**Entries supplied:**

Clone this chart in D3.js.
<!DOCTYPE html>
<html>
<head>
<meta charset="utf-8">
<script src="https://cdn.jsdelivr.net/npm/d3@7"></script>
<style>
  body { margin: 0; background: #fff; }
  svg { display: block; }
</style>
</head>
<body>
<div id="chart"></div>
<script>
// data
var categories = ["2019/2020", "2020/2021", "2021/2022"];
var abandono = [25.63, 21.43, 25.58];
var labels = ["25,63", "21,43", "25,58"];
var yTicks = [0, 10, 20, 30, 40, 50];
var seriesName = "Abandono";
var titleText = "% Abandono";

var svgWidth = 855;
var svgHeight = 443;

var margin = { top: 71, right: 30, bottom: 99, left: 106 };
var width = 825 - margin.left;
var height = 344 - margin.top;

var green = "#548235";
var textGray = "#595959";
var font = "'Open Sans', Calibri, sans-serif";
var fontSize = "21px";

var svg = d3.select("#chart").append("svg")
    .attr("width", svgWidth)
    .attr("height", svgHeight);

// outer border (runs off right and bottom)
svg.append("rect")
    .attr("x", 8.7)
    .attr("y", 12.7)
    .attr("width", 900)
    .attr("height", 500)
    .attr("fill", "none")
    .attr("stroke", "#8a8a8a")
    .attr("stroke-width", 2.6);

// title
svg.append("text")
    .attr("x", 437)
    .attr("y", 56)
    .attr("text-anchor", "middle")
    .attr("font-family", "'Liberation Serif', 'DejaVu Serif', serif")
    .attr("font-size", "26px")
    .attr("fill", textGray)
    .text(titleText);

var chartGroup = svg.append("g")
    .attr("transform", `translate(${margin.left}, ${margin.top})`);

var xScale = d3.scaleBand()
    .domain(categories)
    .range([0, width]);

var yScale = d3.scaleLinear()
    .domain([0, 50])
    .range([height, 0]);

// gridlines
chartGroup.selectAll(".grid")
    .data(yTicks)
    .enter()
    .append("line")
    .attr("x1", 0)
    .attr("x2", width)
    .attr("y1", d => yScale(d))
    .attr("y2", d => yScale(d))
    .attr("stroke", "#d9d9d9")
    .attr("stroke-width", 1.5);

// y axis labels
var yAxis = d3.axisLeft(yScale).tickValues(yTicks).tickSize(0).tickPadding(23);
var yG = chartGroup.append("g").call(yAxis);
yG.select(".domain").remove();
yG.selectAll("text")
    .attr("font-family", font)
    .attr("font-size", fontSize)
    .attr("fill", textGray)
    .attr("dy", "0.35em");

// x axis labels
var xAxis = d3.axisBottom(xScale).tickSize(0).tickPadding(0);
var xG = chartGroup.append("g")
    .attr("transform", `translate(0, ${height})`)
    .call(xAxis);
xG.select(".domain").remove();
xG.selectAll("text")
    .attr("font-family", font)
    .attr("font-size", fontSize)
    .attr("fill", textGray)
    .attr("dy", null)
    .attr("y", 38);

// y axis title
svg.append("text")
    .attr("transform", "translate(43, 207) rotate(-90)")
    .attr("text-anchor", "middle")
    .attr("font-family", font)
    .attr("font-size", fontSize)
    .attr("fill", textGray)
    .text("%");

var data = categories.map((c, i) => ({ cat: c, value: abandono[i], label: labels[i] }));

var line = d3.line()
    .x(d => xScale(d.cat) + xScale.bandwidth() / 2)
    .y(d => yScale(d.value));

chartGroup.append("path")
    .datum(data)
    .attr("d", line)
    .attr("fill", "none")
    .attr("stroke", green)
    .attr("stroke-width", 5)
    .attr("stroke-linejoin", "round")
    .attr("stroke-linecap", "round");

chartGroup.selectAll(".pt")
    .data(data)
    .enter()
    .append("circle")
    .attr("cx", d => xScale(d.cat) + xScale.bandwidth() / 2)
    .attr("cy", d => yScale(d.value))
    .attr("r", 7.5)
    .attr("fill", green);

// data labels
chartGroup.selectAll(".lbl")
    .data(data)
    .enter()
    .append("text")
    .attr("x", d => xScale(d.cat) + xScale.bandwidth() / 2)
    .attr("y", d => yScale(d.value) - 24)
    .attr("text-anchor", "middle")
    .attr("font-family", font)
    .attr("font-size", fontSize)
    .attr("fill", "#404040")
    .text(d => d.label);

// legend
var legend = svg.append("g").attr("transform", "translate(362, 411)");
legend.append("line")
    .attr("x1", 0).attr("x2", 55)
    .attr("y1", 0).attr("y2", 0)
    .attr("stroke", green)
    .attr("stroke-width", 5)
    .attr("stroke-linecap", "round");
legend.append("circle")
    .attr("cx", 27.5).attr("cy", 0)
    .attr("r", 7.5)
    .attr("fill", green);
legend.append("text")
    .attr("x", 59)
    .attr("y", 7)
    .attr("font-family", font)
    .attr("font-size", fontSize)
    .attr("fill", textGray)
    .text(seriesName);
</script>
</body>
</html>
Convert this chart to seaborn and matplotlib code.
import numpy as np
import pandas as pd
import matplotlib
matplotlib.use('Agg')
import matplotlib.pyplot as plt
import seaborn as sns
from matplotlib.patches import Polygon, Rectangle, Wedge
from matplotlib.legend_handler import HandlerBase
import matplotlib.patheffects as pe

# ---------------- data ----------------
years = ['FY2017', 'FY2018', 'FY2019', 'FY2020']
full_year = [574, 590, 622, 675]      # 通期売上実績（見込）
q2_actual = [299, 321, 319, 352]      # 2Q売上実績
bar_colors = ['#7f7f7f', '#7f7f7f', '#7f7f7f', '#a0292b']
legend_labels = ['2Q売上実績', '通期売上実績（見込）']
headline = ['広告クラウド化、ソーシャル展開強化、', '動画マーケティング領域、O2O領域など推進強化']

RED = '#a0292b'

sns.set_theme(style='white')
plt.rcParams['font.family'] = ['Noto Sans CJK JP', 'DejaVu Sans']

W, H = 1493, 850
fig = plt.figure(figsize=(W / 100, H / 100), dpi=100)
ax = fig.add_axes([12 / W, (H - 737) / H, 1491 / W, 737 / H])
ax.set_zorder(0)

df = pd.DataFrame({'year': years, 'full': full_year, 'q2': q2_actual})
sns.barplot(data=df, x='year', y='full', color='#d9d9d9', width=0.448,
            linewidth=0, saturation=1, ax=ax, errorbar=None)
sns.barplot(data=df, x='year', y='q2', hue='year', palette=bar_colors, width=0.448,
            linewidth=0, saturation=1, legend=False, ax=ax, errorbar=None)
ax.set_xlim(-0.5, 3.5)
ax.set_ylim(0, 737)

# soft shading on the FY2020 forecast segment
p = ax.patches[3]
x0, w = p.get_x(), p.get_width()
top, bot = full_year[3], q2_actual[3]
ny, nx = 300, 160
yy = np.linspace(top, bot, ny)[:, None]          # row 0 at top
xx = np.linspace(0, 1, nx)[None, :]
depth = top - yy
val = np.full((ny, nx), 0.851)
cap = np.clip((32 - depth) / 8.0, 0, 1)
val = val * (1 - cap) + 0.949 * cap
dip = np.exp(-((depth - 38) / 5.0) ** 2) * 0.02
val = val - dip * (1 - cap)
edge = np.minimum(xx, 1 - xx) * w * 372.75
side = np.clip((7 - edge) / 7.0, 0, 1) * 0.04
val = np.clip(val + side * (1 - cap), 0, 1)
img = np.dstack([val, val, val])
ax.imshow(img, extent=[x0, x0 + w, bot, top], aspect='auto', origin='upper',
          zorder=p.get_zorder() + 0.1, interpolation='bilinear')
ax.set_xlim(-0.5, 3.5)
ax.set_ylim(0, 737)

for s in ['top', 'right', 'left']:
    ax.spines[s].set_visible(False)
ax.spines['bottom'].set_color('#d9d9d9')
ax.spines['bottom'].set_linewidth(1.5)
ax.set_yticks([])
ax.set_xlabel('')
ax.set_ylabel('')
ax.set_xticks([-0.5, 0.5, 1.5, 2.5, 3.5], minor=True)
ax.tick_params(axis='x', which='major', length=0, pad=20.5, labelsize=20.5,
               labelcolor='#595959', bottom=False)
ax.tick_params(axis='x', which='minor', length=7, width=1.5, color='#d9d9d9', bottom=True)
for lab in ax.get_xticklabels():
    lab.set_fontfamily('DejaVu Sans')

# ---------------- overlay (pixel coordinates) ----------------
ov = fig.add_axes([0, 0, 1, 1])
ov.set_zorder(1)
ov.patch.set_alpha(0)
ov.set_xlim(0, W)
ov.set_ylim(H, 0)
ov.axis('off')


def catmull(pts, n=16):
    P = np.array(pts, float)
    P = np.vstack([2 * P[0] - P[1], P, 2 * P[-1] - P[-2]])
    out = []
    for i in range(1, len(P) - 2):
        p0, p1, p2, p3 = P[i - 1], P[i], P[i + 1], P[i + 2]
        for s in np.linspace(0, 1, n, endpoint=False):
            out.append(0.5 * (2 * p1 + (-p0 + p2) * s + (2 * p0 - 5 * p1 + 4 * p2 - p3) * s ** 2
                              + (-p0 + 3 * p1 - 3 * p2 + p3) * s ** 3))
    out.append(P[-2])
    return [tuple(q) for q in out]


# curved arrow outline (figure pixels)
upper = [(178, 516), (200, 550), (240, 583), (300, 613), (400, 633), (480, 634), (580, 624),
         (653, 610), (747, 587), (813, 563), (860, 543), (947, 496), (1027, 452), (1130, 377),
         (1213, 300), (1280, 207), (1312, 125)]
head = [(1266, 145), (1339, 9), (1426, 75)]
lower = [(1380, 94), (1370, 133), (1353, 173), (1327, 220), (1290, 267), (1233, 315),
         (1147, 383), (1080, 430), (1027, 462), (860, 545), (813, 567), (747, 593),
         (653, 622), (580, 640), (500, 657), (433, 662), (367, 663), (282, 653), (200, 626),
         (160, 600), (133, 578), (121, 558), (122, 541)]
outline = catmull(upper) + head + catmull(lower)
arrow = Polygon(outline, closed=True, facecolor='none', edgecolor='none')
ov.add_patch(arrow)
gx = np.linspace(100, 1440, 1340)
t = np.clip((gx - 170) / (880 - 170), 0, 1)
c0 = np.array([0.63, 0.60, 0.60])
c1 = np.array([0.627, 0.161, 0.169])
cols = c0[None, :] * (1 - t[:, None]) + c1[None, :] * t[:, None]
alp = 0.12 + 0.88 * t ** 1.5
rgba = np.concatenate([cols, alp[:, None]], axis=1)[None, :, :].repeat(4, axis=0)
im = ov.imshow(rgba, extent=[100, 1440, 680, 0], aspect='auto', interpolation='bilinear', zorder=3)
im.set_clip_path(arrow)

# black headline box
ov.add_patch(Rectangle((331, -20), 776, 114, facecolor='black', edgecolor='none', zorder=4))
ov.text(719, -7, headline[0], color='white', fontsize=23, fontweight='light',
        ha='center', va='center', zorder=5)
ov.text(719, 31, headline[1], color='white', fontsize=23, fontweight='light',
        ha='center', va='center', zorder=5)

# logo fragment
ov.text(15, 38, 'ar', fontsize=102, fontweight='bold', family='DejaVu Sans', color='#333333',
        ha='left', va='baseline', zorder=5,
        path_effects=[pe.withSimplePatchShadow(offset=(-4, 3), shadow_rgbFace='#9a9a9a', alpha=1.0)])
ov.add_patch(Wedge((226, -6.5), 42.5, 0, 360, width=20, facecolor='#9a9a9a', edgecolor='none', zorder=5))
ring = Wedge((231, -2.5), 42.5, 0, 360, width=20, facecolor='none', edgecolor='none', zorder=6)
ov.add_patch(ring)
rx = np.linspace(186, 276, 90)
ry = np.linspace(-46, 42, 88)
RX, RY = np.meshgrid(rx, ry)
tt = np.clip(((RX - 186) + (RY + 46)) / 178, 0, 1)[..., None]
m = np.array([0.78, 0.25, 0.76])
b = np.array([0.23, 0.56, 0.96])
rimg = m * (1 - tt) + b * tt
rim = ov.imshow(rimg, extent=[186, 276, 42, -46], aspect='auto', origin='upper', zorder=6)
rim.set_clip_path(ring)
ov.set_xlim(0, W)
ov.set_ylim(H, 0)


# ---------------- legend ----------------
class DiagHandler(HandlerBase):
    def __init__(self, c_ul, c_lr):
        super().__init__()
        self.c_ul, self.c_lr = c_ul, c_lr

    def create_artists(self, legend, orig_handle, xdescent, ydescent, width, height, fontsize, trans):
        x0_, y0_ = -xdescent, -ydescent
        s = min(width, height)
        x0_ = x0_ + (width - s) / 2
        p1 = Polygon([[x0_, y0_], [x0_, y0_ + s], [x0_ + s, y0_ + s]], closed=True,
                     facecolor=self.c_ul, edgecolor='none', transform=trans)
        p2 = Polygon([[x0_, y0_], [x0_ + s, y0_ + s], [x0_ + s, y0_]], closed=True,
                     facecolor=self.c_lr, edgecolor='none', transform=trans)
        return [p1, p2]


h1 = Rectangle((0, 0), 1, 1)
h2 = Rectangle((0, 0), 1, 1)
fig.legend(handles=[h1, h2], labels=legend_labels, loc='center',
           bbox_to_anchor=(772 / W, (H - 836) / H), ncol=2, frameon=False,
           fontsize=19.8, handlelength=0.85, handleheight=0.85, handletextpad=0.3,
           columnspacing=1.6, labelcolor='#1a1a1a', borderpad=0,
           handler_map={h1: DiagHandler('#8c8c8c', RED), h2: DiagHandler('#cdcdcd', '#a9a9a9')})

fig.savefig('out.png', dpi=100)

**Task instructions:** Write out only the lines that run from the line containing "Convert this chart" through the line containing "ax.set_zorder(0)", both included, exactly as they appear above.

**Solution to the exercise:**
Convert this chart to seaborn and matplotlib code.
import numpy as np
import pandas as pd
import matplotlib
matplotlib.use('Agg')
import matplotlib.pyplot as plt
import seaborn as sns
from matplotlib.patches import Polygon, Rectangle, Wedge
from matplotlib.legend_handler import HandlerBase
import matplotlib.patheffects as pe

# ---------------- data ----------------
years = ['FY2017', 'FY2018', 'FY2019', 'FY2020']
full_year = [574, 590, 622, 675]      # 通期売上実績（見込）
q2_actual = [299, 321, 319, 352]      # 2Q売上実績
bar_colors = ['#7f7f7f', '#7f7f7f', '#7f7f7f', '#a0292b']
legend_labels = ['2Q売上実績', '通期売上実績（見込）']
headline = ['広告クラウド化、ソーシャル展開強化、', '動画マーケティング領域、O2O領域など推進強化']

RED = '#a0292b'

sns.set_theme(style='white')
plt.rcParams['font.family'] = ['Noto Sans CJK JP', 'DejaVu Sans']

W, H = 1493, 850
fig = plt.figure(figsize=(W / 100, H / 100), dpi=100)
ax = fig.add_axes([12 / W, (H - 737) / H, 1491 / W, 737 / H])
ax.set_zorder(0)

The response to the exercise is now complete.